Provided information:
>> Start
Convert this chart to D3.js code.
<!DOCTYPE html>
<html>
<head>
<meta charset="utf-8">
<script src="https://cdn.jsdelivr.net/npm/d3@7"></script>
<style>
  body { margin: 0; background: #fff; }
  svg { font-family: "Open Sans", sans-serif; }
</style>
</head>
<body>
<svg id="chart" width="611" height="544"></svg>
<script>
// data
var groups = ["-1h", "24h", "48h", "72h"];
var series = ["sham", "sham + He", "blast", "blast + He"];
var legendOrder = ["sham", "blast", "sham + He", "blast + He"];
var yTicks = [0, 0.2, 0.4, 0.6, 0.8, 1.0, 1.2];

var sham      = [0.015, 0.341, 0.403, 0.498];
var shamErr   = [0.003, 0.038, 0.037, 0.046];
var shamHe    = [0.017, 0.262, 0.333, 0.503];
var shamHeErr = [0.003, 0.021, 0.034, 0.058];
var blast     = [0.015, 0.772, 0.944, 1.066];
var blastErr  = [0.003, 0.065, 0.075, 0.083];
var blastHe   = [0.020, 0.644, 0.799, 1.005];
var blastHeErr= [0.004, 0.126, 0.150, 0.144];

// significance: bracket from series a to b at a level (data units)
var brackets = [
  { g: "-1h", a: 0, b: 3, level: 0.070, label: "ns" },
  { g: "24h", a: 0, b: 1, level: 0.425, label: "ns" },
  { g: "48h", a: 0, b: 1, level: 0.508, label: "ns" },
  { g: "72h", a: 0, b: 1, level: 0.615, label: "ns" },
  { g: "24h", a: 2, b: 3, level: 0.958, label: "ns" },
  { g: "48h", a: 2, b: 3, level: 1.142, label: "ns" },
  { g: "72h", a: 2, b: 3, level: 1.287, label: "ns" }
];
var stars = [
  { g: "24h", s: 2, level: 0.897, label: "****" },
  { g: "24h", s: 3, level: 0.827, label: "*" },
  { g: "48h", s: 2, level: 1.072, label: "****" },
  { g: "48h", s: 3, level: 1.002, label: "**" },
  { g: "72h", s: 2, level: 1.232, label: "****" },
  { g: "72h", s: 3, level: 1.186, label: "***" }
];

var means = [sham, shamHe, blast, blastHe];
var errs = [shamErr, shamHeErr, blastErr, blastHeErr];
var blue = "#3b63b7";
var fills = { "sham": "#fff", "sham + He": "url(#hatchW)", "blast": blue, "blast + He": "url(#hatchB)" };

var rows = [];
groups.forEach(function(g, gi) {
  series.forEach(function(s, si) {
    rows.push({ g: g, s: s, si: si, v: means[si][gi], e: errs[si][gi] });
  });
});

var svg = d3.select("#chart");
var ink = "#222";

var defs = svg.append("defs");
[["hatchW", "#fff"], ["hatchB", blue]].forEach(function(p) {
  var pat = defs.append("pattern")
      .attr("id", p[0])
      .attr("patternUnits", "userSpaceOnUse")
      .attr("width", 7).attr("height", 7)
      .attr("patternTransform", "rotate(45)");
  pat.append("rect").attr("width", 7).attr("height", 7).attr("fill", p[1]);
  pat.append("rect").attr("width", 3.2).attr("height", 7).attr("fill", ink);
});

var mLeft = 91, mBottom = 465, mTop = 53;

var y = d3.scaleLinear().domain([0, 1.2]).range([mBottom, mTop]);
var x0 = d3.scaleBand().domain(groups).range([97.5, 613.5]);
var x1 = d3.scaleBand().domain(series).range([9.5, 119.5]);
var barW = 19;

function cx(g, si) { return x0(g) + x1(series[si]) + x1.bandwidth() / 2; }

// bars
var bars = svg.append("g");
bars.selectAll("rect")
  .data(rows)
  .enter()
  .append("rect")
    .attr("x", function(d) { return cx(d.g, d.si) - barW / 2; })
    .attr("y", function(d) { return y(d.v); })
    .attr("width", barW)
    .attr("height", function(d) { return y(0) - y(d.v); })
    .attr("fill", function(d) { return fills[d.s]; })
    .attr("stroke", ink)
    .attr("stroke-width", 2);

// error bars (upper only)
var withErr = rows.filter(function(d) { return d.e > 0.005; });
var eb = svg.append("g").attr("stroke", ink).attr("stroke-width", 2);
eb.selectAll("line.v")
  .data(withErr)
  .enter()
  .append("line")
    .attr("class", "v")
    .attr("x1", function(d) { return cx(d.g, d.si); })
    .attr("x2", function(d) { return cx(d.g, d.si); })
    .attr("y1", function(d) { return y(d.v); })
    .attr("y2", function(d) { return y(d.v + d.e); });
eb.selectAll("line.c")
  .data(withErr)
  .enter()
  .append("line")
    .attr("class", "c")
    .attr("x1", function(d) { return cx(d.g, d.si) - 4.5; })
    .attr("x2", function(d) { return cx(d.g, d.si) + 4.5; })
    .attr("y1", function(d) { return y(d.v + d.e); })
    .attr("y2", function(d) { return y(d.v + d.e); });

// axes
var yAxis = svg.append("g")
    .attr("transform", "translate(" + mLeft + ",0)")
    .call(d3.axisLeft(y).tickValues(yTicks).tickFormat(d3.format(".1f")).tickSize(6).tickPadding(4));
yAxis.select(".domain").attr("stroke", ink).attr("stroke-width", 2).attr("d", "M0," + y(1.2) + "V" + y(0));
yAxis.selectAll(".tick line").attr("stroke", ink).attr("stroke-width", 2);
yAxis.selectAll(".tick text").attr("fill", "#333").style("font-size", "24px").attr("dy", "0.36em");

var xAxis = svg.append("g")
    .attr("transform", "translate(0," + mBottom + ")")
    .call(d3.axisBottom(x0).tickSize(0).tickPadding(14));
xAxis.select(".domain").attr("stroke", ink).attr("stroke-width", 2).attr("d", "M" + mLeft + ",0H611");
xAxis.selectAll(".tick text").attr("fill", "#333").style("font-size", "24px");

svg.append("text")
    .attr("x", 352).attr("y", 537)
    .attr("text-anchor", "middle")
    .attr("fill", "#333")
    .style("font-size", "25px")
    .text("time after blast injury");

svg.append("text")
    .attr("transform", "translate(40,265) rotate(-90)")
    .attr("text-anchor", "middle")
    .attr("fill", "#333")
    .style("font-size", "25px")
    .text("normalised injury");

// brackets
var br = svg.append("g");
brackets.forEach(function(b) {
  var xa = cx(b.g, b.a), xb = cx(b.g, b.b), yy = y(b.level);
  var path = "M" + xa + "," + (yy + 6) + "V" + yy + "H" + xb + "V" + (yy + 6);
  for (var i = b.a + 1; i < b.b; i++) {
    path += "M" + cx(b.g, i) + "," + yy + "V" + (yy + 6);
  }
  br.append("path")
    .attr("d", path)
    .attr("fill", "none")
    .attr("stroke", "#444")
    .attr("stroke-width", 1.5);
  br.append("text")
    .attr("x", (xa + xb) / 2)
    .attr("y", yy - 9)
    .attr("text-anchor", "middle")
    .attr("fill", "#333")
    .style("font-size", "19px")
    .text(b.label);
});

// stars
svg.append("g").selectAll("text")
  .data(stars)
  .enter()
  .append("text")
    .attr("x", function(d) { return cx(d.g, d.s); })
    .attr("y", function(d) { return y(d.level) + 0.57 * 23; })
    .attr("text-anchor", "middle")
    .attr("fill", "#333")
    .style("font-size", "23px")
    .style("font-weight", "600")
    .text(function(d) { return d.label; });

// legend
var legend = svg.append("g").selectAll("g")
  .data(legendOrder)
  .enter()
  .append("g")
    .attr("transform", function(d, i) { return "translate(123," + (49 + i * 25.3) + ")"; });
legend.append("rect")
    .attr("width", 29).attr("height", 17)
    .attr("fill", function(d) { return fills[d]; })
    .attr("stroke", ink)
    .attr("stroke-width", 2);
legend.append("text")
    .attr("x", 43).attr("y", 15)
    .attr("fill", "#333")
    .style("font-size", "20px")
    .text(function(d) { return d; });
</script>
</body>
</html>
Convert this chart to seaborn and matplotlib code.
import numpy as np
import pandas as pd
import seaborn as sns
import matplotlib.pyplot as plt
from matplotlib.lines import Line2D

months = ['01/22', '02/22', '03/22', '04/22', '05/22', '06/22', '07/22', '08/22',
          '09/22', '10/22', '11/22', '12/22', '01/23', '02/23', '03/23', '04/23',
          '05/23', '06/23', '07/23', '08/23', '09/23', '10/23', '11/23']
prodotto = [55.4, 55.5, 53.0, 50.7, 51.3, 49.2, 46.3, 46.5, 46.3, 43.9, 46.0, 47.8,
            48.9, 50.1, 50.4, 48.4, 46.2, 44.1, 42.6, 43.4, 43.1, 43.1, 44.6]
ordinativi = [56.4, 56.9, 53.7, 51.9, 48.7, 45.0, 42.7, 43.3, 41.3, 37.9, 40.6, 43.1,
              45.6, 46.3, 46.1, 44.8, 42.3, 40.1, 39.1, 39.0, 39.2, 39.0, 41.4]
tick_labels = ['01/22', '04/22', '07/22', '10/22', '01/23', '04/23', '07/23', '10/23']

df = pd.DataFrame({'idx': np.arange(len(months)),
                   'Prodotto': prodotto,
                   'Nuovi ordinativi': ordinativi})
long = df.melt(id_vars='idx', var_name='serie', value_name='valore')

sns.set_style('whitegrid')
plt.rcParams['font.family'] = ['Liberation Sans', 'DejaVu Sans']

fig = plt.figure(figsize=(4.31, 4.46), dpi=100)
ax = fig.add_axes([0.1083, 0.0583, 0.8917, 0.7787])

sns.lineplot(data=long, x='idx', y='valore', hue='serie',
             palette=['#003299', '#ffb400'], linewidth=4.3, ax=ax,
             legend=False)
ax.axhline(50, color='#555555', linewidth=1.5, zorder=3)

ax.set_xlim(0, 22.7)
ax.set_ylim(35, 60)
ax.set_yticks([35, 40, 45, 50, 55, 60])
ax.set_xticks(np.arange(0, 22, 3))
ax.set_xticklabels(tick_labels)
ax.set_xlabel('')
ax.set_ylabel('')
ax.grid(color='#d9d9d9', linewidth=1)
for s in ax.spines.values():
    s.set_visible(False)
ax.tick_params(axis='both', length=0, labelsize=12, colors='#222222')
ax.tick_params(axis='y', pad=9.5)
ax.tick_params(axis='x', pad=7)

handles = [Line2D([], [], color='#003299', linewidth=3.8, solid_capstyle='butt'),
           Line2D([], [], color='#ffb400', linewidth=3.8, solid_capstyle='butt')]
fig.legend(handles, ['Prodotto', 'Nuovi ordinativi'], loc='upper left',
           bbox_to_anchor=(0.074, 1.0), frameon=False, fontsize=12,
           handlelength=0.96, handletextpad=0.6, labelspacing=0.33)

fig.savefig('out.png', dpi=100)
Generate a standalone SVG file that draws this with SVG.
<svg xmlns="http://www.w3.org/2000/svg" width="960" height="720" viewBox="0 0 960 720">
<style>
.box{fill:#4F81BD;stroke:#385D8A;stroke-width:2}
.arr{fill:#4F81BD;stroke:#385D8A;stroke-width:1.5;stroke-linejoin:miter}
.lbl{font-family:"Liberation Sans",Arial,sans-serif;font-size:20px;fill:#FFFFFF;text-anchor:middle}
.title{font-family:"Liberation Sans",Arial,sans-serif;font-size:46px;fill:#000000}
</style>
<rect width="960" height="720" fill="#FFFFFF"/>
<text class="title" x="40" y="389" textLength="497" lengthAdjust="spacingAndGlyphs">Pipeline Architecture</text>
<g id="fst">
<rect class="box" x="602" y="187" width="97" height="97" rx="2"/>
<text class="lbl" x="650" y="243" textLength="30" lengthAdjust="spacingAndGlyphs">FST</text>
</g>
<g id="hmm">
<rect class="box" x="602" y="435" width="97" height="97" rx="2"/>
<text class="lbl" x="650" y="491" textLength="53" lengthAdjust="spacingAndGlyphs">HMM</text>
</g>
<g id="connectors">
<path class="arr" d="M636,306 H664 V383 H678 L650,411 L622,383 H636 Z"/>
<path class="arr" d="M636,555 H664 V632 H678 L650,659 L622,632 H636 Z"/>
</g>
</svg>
>> End
Starting at the first line of the entries above, please extract each line up to and including the line with "var blastHeErr= [0.004, 0.126, 0.150, 0.144];", unchanged, and add nothing.

Convert this chart to D3.js code.
<!DOCTYPE html>
<html>
<head>
<meta charset="utf-8">
<script src="https://cdn.jsdelivr.net/npm/d3@7"></script>
<style>
  body { margin: 0; background: #fff; }
  svg { font-family: "Open Sans", sans-serif; }
</style>
</head>
<body>
<svg id="chart" width="611" height="544"></svg>
<script>
// data
var groups = ["-1h", "24h", "48h", "72h"];
var series = ["sham", "sham + He", "blast", "blast + He"];
var legendOrder = ["sham", "blast", "sham + He", "blast + He"];
var yTicks = [0, 0.2, 0.4, 0.6, 0.8, 1.0, 1.2];

var sham      = [0.015, 0.341, 0.403, 0.498];
var shamErr   = [0.003, 0.038, 0.037, 0.046];
var shamHe    = [0.017, 0.262, 0.333, 0.503];
var shamHeErr = [0.003, 0.021, 0.034, 0.058];
var blast     = [0.015, 0.772, 0.944, 1.066];
var blastErr  = [0.003, 0.065, 0.075, 0.083];
var blastHe   = [0.020, 0.644, 0.799, 1.005];
var blastHeErr= [0.004, 0.126, 0.150, 0.144];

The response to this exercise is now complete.